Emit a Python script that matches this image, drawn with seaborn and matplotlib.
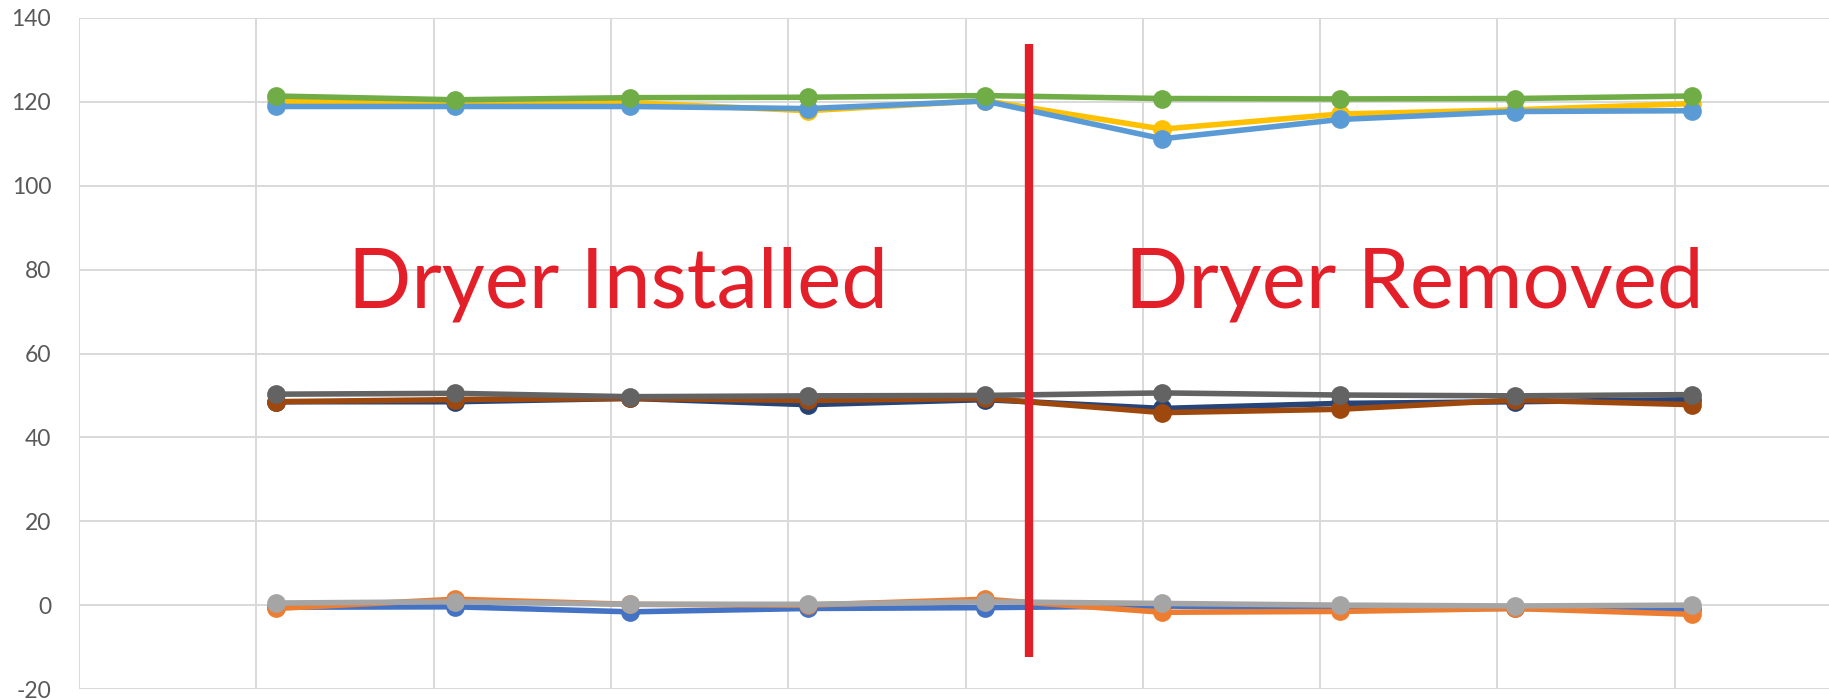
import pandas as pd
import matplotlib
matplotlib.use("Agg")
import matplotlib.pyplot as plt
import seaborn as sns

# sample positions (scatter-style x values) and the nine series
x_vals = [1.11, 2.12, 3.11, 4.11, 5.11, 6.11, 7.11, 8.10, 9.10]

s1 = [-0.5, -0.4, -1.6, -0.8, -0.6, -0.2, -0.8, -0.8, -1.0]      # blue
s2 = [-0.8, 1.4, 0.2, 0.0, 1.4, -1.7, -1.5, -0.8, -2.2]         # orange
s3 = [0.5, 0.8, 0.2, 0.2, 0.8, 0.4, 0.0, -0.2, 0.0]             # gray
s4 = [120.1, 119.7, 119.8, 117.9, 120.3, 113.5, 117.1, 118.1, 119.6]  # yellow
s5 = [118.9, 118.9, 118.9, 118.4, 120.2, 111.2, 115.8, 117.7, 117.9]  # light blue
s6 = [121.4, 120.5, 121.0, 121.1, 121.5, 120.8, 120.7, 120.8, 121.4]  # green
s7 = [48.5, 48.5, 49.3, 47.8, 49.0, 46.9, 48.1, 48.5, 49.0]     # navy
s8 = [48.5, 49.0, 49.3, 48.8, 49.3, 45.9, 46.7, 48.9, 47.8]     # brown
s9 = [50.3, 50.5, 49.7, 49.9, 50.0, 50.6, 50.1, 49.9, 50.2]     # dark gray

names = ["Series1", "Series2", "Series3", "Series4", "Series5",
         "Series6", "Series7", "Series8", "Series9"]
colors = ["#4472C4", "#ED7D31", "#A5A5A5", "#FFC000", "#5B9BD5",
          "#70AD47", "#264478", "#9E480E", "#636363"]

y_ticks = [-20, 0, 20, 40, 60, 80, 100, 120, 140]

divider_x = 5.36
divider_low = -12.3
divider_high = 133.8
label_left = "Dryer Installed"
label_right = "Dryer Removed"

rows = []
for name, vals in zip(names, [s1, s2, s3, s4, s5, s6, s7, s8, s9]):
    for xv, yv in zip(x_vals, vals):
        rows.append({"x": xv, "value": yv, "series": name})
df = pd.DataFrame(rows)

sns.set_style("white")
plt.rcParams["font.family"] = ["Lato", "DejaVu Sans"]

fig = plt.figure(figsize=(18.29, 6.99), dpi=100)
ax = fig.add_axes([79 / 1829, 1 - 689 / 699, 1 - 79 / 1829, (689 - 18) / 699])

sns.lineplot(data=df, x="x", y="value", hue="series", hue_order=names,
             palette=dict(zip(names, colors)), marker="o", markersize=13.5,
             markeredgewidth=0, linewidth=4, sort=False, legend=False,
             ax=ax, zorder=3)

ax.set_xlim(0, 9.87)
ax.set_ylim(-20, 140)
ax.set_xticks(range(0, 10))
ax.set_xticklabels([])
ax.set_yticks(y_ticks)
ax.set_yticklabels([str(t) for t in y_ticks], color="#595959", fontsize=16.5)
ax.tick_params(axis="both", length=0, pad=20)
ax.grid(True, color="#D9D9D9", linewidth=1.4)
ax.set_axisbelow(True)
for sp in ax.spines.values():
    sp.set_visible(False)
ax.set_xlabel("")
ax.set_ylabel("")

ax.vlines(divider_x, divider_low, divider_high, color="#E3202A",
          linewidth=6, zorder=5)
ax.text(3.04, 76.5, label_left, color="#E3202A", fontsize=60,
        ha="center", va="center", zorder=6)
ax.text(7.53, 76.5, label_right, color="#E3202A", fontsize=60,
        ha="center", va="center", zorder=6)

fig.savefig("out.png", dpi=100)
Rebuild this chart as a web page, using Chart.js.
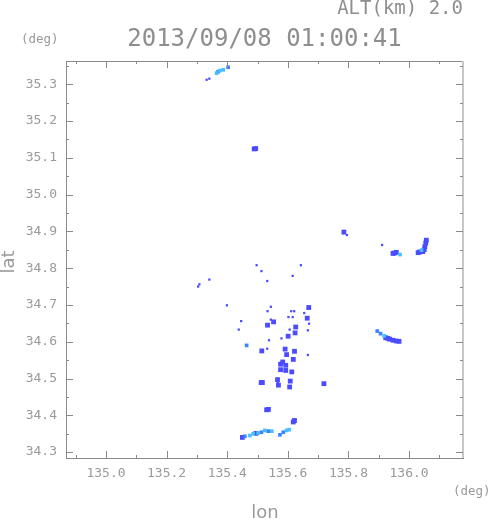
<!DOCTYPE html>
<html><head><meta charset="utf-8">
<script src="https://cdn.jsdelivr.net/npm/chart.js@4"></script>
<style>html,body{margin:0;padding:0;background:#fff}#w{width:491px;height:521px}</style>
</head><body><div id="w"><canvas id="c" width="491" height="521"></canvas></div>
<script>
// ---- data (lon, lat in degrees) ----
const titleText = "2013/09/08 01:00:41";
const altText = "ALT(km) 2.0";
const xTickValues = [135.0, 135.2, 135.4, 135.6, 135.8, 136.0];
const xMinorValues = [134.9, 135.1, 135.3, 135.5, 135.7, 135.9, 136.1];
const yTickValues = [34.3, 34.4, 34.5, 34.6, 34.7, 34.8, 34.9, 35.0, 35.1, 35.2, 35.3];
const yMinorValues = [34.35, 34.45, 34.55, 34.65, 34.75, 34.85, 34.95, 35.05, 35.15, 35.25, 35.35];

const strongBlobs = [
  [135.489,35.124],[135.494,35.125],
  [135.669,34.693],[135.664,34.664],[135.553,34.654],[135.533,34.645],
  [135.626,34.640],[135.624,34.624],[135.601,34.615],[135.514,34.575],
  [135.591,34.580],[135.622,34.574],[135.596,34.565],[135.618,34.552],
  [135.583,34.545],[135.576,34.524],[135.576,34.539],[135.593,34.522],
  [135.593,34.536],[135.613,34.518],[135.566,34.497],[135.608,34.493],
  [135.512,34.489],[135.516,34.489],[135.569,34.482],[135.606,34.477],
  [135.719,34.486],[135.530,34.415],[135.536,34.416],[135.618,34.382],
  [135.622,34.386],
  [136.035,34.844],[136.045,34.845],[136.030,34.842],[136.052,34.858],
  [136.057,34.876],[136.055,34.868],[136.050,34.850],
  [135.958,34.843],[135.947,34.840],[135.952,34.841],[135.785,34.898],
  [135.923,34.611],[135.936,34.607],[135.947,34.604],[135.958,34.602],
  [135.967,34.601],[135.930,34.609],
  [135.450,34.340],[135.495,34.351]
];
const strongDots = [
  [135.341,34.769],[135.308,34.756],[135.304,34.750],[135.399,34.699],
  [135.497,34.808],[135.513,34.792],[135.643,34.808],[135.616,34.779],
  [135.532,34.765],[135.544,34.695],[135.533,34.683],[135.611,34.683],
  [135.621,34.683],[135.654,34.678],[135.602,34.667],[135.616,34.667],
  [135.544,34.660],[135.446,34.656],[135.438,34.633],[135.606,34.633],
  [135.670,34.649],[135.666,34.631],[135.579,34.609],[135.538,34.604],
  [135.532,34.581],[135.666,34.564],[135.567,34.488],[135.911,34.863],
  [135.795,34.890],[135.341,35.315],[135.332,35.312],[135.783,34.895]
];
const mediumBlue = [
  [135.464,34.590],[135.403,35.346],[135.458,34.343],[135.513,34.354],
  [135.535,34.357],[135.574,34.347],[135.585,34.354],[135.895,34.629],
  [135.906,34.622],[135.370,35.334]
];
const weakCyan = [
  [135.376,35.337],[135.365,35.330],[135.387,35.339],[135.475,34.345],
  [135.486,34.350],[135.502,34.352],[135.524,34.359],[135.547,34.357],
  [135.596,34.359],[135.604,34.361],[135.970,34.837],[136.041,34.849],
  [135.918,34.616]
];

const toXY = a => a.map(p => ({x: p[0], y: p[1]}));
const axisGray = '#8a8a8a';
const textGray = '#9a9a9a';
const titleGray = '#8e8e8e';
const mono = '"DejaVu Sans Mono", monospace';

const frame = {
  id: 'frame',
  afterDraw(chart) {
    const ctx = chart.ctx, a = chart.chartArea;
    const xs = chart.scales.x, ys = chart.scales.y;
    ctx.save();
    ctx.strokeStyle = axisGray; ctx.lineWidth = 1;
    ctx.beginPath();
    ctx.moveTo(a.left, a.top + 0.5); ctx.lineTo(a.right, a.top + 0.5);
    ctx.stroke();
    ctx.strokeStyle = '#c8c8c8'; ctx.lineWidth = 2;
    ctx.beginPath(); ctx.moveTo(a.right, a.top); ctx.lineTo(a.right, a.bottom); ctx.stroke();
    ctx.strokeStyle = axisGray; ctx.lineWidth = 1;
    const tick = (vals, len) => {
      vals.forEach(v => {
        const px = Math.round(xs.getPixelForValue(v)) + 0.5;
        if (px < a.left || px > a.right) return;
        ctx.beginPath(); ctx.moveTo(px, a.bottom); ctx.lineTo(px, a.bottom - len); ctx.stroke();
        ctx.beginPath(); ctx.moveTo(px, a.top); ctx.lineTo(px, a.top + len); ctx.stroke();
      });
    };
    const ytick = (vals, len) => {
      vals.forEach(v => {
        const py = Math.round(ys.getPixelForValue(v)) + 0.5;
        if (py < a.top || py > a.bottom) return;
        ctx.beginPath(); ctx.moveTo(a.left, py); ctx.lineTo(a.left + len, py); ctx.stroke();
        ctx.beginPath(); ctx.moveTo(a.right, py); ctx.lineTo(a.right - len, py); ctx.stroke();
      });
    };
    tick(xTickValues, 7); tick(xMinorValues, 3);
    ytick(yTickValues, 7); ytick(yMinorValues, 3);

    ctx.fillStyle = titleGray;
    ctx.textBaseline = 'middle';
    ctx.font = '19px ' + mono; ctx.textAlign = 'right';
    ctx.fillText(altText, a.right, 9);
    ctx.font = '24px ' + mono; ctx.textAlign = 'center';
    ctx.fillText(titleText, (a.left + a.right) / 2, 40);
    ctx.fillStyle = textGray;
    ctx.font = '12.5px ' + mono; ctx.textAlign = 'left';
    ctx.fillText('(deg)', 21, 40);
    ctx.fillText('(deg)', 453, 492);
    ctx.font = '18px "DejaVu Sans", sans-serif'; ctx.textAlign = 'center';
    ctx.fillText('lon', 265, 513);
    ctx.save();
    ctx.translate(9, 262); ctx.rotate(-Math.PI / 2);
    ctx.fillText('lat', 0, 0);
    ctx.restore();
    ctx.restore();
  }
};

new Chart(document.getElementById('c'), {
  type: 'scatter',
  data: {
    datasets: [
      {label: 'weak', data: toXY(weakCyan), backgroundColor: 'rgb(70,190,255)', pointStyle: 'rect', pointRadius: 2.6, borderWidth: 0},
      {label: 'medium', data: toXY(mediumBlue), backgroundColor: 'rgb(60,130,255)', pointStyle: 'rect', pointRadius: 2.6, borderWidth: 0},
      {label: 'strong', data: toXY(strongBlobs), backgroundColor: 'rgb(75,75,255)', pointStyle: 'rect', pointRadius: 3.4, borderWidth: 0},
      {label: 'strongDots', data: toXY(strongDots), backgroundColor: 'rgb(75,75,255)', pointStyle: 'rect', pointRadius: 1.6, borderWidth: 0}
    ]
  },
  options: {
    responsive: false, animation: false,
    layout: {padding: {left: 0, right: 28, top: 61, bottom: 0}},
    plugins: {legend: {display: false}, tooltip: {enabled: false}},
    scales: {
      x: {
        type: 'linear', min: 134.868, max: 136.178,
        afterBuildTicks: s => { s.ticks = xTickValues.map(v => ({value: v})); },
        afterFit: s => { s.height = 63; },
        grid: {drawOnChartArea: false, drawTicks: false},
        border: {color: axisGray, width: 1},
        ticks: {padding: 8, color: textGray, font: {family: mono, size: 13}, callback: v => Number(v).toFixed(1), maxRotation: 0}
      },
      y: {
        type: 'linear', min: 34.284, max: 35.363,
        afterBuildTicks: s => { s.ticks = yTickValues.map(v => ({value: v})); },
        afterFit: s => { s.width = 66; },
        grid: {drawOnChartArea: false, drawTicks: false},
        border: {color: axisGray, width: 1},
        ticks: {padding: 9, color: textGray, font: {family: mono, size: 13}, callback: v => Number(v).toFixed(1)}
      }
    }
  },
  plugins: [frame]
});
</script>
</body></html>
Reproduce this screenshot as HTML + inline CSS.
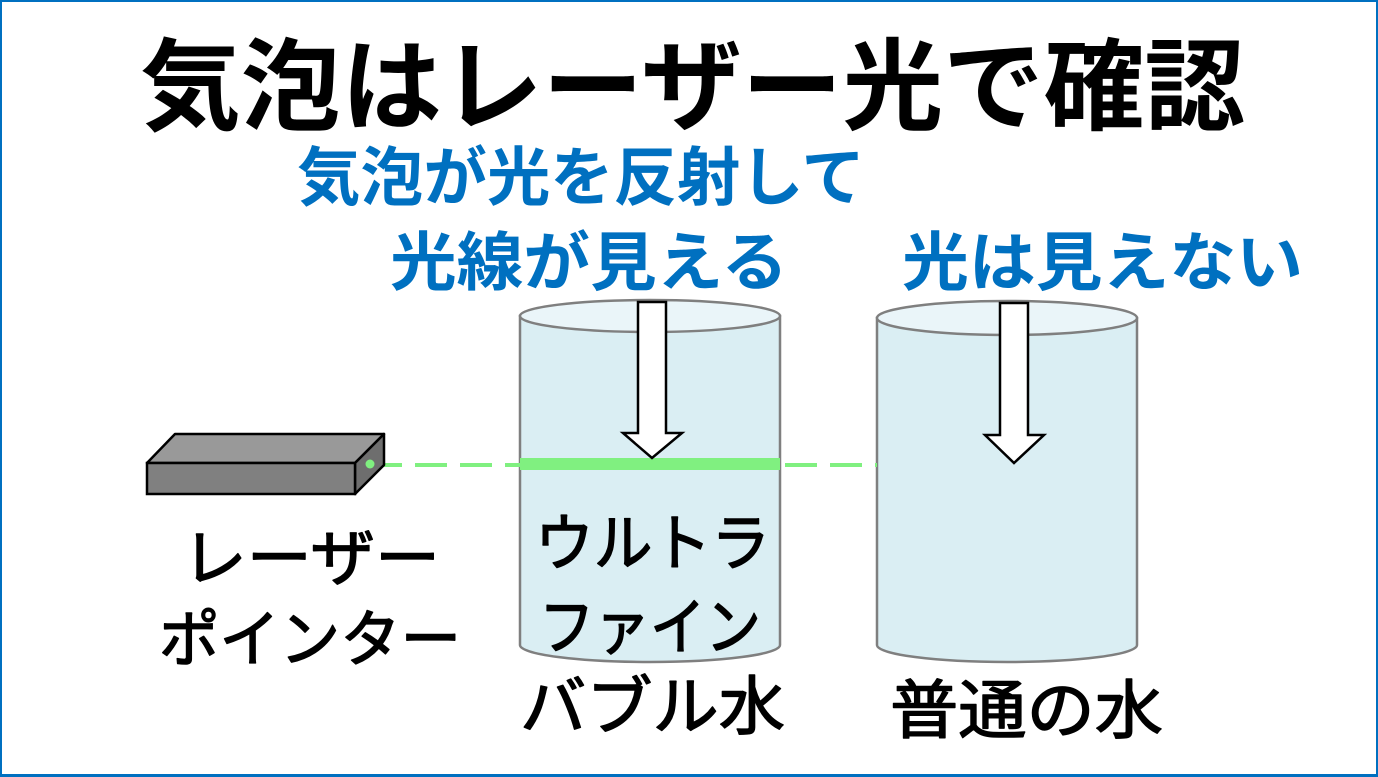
- - - - -
Exercise prompt>
The lines from the start of the data through the line that contains "df = pd.DataFrame(rows)" are to be returned exactly, please, with both ends included and every picture left out.

Output of the task>
Emit a Python script that matches this image, drawn with seaborn and matplotlib.
import pandas as pd
import matplotlib
matplotlib.use("Agg")
import matplotlib.pyplot as plt
import seaborn as sns

# sample positions (scatter-style x values) and the nine series
x_vals = [1.11, 2.12, 3.11, 4.11, 5.11, 6.11, 7.11, 8.10, 9.10]

s1 = [-0.5, -0.4, -1.6, -0.8, -0.6, -0.2, -0.8, -0.8, -1.0]      # blue
s2 = [-0.8, 1.4, 0.2, 0.0, 1.4, -1.7, -1.5, -0.8, -2.2]         # orange
s3 = [0.5, 0.8, 0.2, 0.2, 0.8, 0.4, 0.0, -0.2, 0.0]             # gray
s4 = [120.1, 119.7, 119.8, 117.9, 120.3, 113.5, 117.1, 118.1, 119.6]  # yellow
s5 = [118.9, 118.9, 118.9, 118.4, 120.2, 111.2, 115.8, 117.7, 117.9]  # light blue
s6 = [121.4, 120.5, 121.0, 121.1, 121.5, 120.8, 120.7, 120.8, 121.4]  # green
s7 = [48.5, 48.5, 49.3, 47.8, 49.0, 46.9, 48.1, 48.5, 49.0]     # navy
s8 = [48.5, 49.0, 49.3, 48.8, 49.3, 45.9, 46.7, 48.9, 47.8]     # brown
s9 = [50.3, 50.5, 49.7, 49.9, 50.0, 50.6, 50.1, 49.9, 50.2]     # dark gray

names = ["Series1", "Series2", "Series3", "Series4", "Series5",
         "Series6", "Series7", "Series8", "Series9"]
colors = ["#4472C4", "#ED7D31", "#A5A5A5", "#FFC000", "#5B9BD5",
          "#70AD47", "#264478", "#9E480E", "#636363"]

y_ticks = [-20, 0, 20, 40, 60, 80, 100, 120, 140]

divider_x = 5.36
divider_low = -12.3
divider_high = 133.8
label_left = "Dryer Installed"
label_right = "Dryer Removed"

rows = []
for name, vals in zip(names, [s1, s2, s3, s4, s5, s6, s7, s8, s9]):
    for xv, yv in zip(x_vals, vals):
        rows.append({"x": xv, "value": yv, "series": name})
df = pd.DataFrame(rows)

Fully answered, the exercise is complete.